- WORK TO DO: Return only the lines from the start of the records through the line that contains "import matplotlib.pyplot as plt", inclusive; leave out all pictures.

- DATA EXTRACT:
◆ ◆ ◆ ◆ ◆

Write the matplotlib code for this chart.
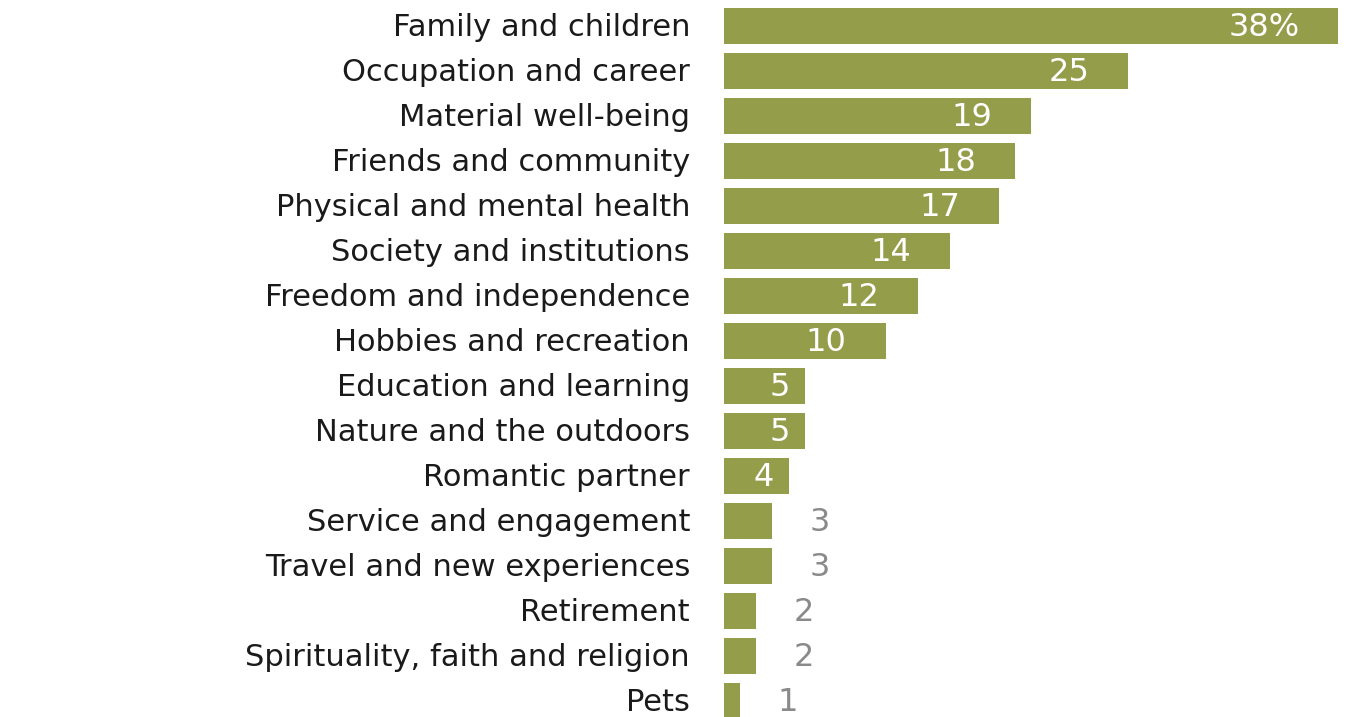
import matplotlib
matplotlib.use('Agg')
import matplotlib.pyplot as plt

categories = ['Family and children', 'Occupation and career', 'Material well-being',
              'Friends and community', 'Physical and mental health', 'Society and institutions',
              'Freedom and independence', 'Hobbies and recreation', 'Education and learning',
              'Nature and the outdoors', 'Romantic partner', 'Service and engagement',
              'Travel and new experiences', 'Retirement', 'Spirituality, faith and religion', 'Pets']
values = [38, 25, 19, 18, 17, 14, 12, 10, 5, 5, 4, 3, 3, 2, 2, 1]
value_labels = ['38%', '25', '19', '18', '17', '14', '12', '10', '5', '5', '4', '3', '3', '2', '2', '1']

W, H = 1350, 717
fig = plt.figure(figsize=(W / 100, H / 100), dpi=100)
ax = fig.add_axes([724 / W, 0, 1 - 724 / W, (717 - 3.5) / H])

bar_color = '#949d4a'
ypos = list(range(len(categories)))
ax.barh(ypos, values, height=0.8, color=bar_color)

ax.set_xlim(0, 38.74)
ax.set_ylim(15.356, -0.5)
ax.axis('off')

for i, (v, lab) in enumerate(zip(values, value_labels)):
    if v >= 4:
        # single digits sit closer to the bar end
        pad = 2.4 if len(lab) > 1 else 0.9
        ax.text(v - pad, i + 0.03, lab, ha='right', va='center', color='white', fontsize=23)
    else:
        ax.text(v + 2.3, i + 0.03, lab, ha='left', va='center', color='#8a8a8a', fontsize=23)

for i, cat in enumerate(categories):
    ax.text(-2.1, i + 0.03, cat, ha='right', va='center', color='#1a1a1a', fontsize=22,
            clip_on=False)

fig.savefig('out.png', dpi=100)
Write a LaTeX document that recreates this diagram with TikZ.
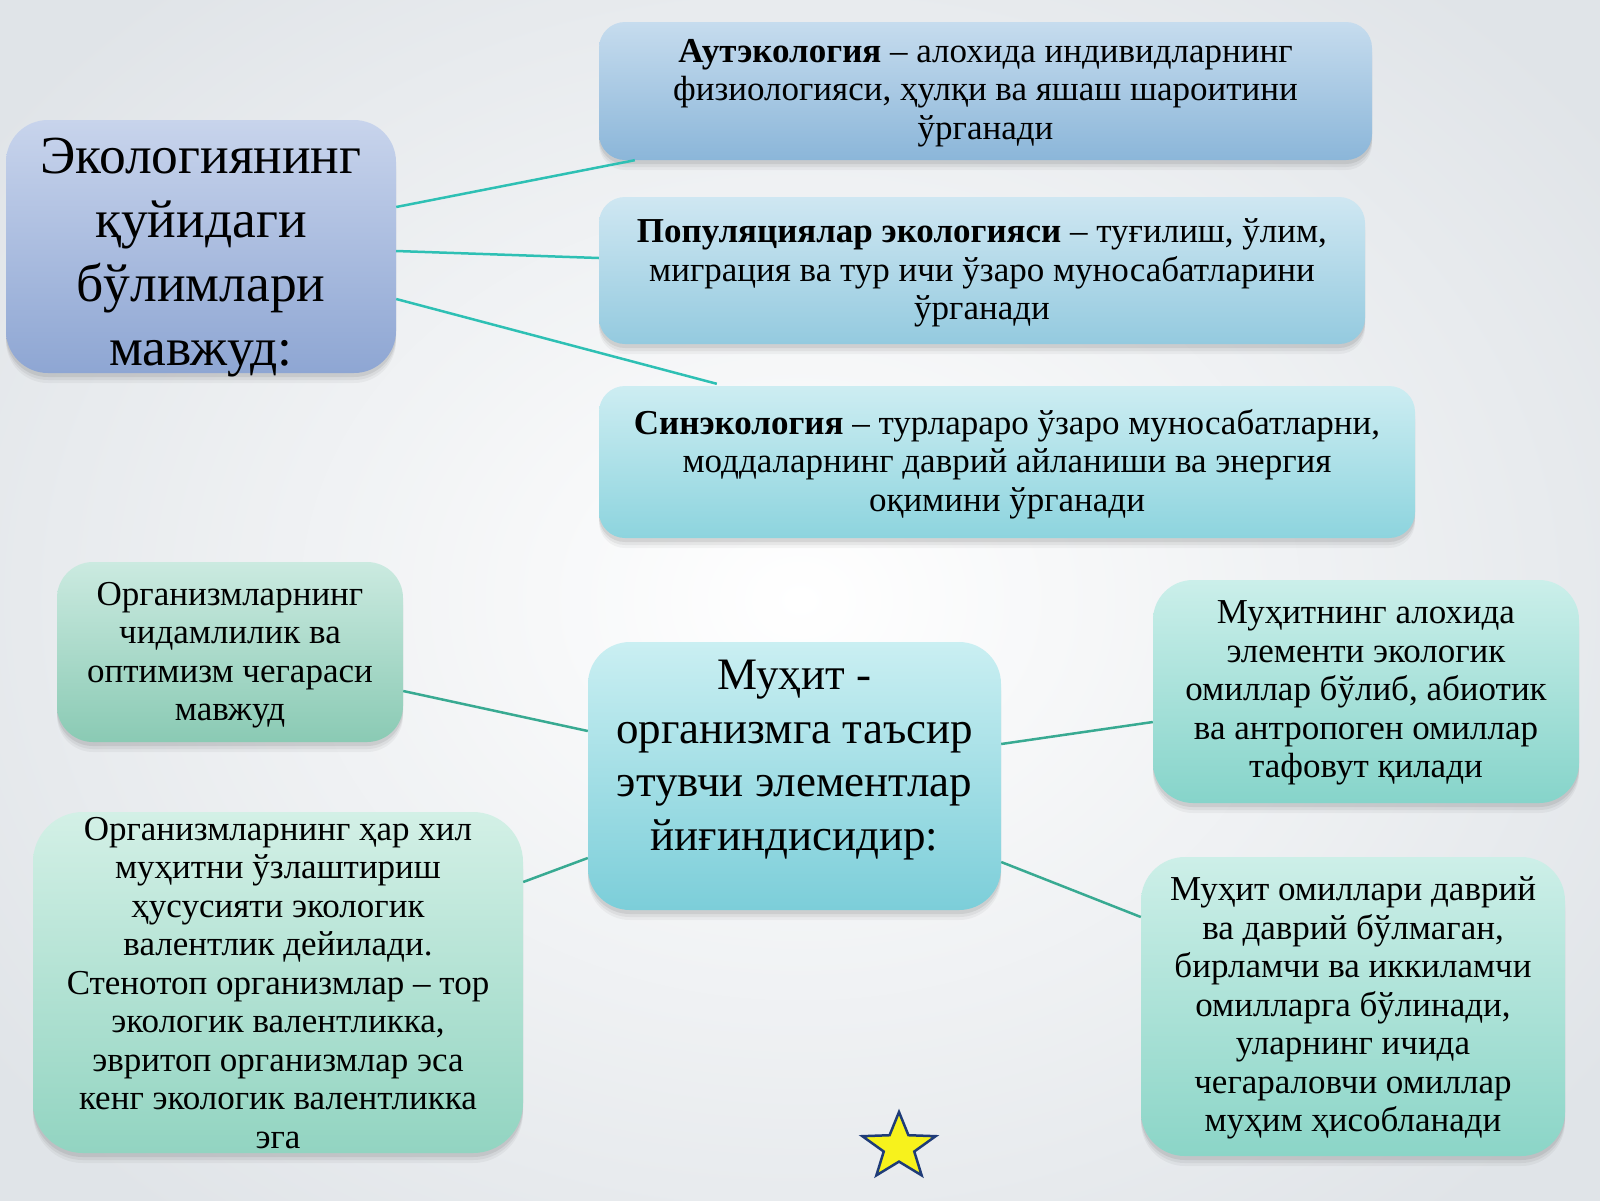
\documentclass[tikz,border=0pt]{standalone}
\usepackage{fontspec}
\setmainfont{Liberation Serif}
\usetikzlibrary{shadows,shapes.geometric}
\definecolor{bgout}{HTML}{E0E4E8}
\definecolor{lnA}{HTML}{2EC0B4}
\definecolor{lnB}{HTML}{38AA92}
\definecolor{aT}{HTML}{C8D4EC}\definecolor{aB}{HTML}{8EA6D3}
\definecolor{bT}{HTML}{C6DCEE}\definecolor{bB}{HTML}{8BB6D9}
\definecolor{cT}{HTML}{CFE7F2}\definecolor{cB}{HTML}{94CADF}
\definecolor{dT}{HTML}{CDEDF2}\definecolor{dB}{HTML}{8DD4DE}
\definecolor{fT}{HTML}{CAEFF2}\definecolor{fB}{HTML}{7CCED9}
\definecolor{eT}{HTML}{CBEAE0}\definecolor{eB}{HTML}{8ACAB4}
\definecolor{hT}{HTML}{D3F0E6}\definecolor{hB}{HTML}{92D4C1}
\definecolor{gT}{HTML}{CBEFEA}\definecolor{gB}{HTML}{86D4CA}
\definecolor{iT}{HTML}{CDEFE8}\definecolor{iB}{HTML}{8BD5C7}
\definecolor{starfill}{HTML}{F7F21C}
\definecolor{starline}{HTML}{1F3C78}
\tikzset{
  cbox/.style={draw=none, inner sep=0pt, rounded corners=32pt,
    drop shadow={shadow xshift=0pt, shadow yshift=-10pt, opacity=0.04, fill=black},
    drop shadow={shadow xshift=0pt, shadow yshift=-7pt, opacity=0.05, fill=black},
    drop shadow={shadow xshift=0pt, shadow yshift=-4pt, opacity=0.07, fill=black}},
  txt/.style={align=center, inner sep=0pt, text=black},
  midtxt/.style={txt, font=\fontsize{35}{38.5}\selectfont},
  smalltxt/.style={txt, font=\fontsize{35}{38.5}\selectfont},
  linkA/.style={draw=lnA, line width=2.5pt},
  linkB/.style={draw=lnB, line width=2.5pt},
}
\begin{document}
\begin{tikzpicture}[x=1pt,y=1pt]
\useasboundingbox (0,0) rectangle (1600,-1200);
\shade[inner color=white, outer color=bgout] (-200,200) rectangle (1800,-1400);
% boxes
\node[cbox, rounded corners=42pt, top color=aT, bottom color=aB, minimum width=390pt, minimum height=253pt] (A) at (201,-246.5) {};
\node[cbox, rounded corners=26pt, top color=bT, bottom color=bB, minimum width=773pt, minimum height=138pt] (B) at (985.5,-91) {};
\node[cbox, rounded corners=26pt, top color=cT, bottom color=cB, minimum width=766pt, minimum height=147pt] (C) at (982,-270.5) {};
\node[cbox, rounded corners=26pt, top color=dT, bottom color=dB, minimum width=816pt, minimum height=152pt] (D) at (1007,-462) {};
\node[cbox, rounded corners=36pt, top color=eT, bottom color=eB, minimum width=346pt, minimum height=180pt] (E) at (230,-652) {};
\node[cbox, rounded corners=42pt, top color=fT, bottom color=fB, minimum width=413pt, minimum height=268pt] (F) at (794.5,-776) {};
\node[cbox, rounded corners=40pt, top color=gT, bottom color=gB, minimum width=426pt, minimum height=223pt] (G) at (1366,-691.5) {};
\node[cbox, rounded corners=50pt, top color=hT, bottom color=hB, minimum width=490pt, minimum height=341pt] (H) at (278,-982.5) {};
\node[cbox, rounded corners=44pt, top color=iT, bottom color=iB, minimum width=424pt, minimum height=299pt] (I) at (1353,-1006.5) {};
% connectors
\draw[linkA] ([yshift=39.5pt]A.east) -- ([xshift=36pt]B.south west);
\draw[linkA] ([yshift=-4.5pt]A.east) -- ([yshift=12.5pt]C.west);
\draw[linkA] ([yshift=-52.5pt]A.east) -- ([xshift=118pt,yshift=2pt]D.north west);
\draw[linkB] ([yshift=-39pt]E.east) -- ([yshift=45pt]F.west);
\draw[linkB] ([yshift=100.5pt]H.east) -- ([yshift=-82pt]F.west);
\draw[linkB] ([yshift=32pt]F.east) -- ([yshift=-30.5pt]G.west);
\draw[linkB] ([yshift=-86pt]F.east) -- ([yshift=89.5pt]I.west);
% texts
\node[txt, font=\fontsize{53.5}{64}\selectfont] (At) at (201,-258) {Экологиянинг\\қуйидаги\\бўлимлари\\мавжуд:};
\node[midtxt] (Bt) at (985.5,-93) {\textbf{Аутэкология} – алохида индивидларнинг\\физиологияси, ҳулқи ва яшаш шароитини\\ўрганади};
\node[midtxt] (Ct) at (982,-273) {\textbf{Популяциялар экологияси} – туғилиш, ўлим,\\миграция ва тур ичи ўзаро муносабатларини\\ўрганади};
\node[midtxt] (Dt) at (1007,-464) {\textbf{Синэкология} – турлараро ўзаро муносабатларни,\\моддаларнинг даврий айланиши ва энергия\\оқимини ўрганади};
\node[smalltxt] (Et) at (230,-655) {Организмларнинг\\чидамлилик ва\\оптимизм чегараси\\мавжуд};
\node[txt, font=\fontsize{45}{53.5}\selectfont] (Ft) at (794.5,-760) {Муҳит -\\организмга таъсир\\этувчи элементлар\\йиғиндисидир:};
\node[smalltxt] (Gt) at (1366,-693) {Муҳитнинг алохида\\элементи экологик\\омиллар бўлиб, абиотик\\ва антропоген омиллар\\тафовут қилади};
\node[smalltxt] (Ht) at (278,-983) {Организмларнинг ҳар хил\\муҳитни ўзлаштириш\\ҳусусияти экологик\\валентлик дейилади.\\Стенотоп организмлар – тор\\экологик валентликка,\\эвритоп организмлар эса\\кенг экологик валентликка\\эга};
\node[smalltxt] (It) at (1353,-1008) {Муҳит омиллари даврий\\ва даврий бўлмаган,\\бирламчи ва иккиламчи\\омилларга бўлинади,\\уларнинг ичида\\чегараловчи омиллар\\муҳим ҳисобланади};
% star
\begin{scope}[shift={(899,-1147)}, xscale=1.1]
\node[star, star points=5, star point ratio=2.4, minimum size=70pt, inner sep=0pt, fill=starfill, draw=starline, line width=2.5pt, transform shape] (S) at (0,0) {};
\end{scope}
\end{tikzpicture}
\end{document}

◆ ◆ ◆ ◆ ◆

- COMPLETE RESPONSE:
Write the matplotlib code for this chart.
import matplotlib
matplotlib.use('Agg')
import matplotlib.pyplot as plt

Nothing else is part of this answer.